:: Supplied material
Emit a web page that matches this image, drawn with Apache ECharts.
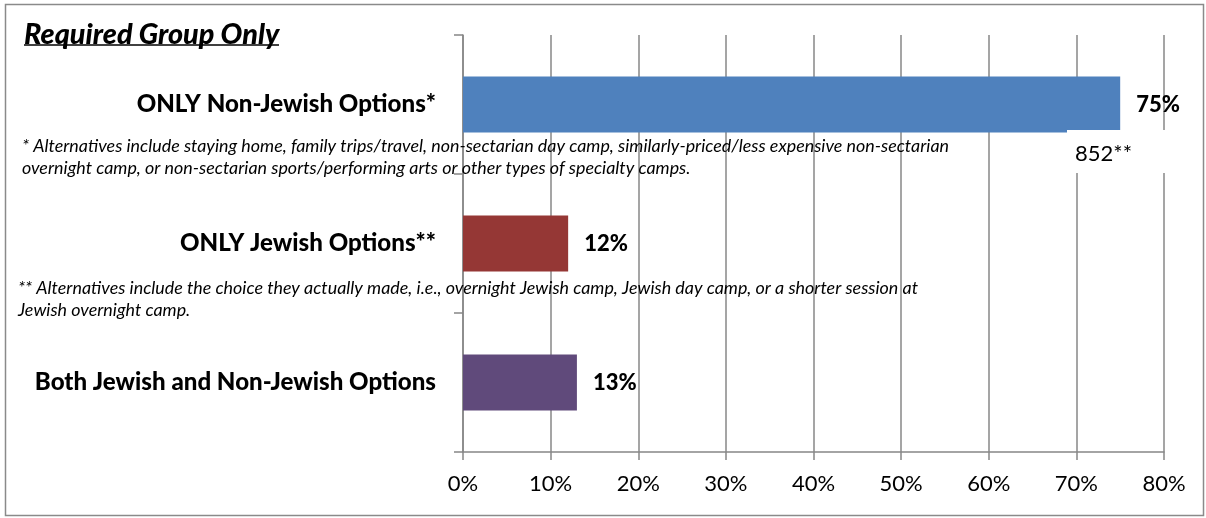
::::
:: Supplied material
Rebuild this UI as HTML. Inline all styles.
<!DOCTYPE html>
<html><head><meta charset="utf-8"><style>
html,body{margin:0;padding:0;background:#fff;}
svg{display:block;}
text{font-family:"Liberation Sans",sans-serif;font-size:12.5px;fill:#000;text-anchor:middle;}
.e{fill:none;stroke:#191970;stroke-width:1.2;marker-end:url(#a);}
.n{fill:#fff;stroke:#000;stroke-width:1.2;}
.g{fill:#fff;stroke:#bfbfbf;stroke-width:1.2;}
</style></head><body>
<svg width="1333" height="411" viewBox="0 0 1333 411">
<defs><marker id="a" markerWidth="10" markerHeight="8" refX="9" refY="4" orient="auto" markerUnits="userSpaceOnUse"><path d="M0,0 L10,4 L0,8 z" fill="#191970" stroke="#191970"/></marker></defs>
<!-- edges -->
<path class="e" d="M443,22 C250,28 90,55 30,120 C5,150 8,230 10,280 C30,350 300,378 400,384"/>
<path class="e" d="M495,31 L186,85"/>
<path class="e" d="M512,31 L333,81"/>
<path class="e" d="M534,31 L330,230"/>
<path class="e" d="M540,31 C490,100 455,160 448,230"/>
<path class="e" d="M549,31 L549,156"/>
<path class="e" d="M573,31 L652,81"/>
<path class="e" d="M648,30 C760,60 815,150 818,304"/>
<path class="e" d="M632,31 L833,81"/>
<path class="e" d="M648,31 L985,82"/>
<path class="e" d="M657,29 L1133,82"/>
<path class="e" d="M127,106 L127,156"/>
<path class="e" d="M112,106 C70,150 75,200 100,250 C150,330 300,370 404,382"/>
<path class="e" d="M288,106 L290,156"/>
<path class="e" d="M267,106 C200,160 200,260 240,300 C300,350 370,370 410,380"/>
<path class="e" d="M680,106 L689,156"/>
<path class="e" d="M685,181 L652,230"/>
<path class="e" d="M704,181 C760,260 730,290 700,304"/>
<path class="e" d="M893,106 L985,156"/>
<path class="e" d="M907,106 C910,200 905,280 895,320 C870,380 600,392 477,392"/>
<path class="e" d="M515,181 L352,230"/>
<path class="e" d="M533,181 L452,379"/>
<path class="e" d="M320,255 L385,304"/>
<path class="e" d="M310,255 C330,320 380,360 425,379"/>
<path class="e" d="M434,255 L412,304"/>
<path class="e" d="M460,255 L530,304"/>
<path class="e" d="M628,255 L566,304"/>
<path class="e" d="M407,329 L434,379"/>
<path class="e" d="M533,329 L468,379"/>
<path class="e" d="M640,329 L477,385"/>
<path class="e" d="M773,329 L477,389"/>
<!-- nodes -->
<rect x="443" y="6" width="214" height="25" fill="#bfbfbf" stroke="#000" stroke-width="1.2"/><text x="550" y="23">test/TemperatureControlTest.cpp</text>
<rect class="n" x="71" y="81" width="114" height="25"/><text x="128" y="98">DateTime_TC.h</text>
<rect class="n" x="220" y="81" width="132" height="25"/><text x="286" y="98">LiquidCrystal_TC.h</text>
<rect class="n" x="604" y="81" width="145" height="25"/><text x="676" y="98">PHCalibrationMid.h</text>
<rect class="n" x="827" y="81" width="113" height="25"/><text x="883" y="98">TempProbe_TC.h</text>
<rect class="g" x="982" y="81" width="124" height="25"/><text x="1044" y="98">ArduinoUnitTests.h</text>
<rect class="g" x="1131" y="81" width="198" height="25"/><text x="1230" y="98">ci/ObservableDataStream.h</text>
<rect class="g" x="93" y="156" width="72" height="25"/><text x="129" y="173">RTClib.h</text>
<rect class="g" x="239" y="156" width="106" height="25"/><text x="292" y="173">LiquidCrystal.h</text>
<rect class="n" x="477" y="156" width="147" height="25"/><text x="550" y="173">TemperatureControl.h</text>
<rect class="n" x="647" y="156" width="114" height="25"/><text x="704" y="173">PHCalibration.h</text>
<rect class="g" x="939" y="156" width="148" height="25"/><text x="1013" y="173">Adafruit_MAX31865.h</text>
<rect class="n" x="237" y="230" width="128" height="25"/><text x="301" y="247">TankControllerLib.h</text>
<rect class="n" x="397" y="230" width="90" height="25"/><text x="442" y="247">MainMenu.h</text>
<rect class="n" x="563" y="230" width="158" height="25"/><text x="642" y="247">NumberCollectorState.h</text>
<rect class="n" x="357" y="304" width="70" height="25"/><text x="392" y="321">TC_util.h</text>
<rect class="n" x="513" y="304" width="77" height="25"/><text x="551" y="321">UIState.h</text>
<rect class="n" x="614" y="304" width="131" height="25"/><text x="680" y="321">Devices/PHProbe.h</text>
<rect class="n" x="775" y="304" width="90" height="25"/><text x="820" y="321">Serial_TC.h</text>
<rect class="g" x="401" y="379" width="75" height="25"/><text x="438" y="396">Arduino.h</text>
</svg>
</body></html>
::::
Take every line from the data that contains the word "this".

Emit a web page that matches this image, drawn with Apache ECharts.
Rebuild this UI as HTML. Inline all styles.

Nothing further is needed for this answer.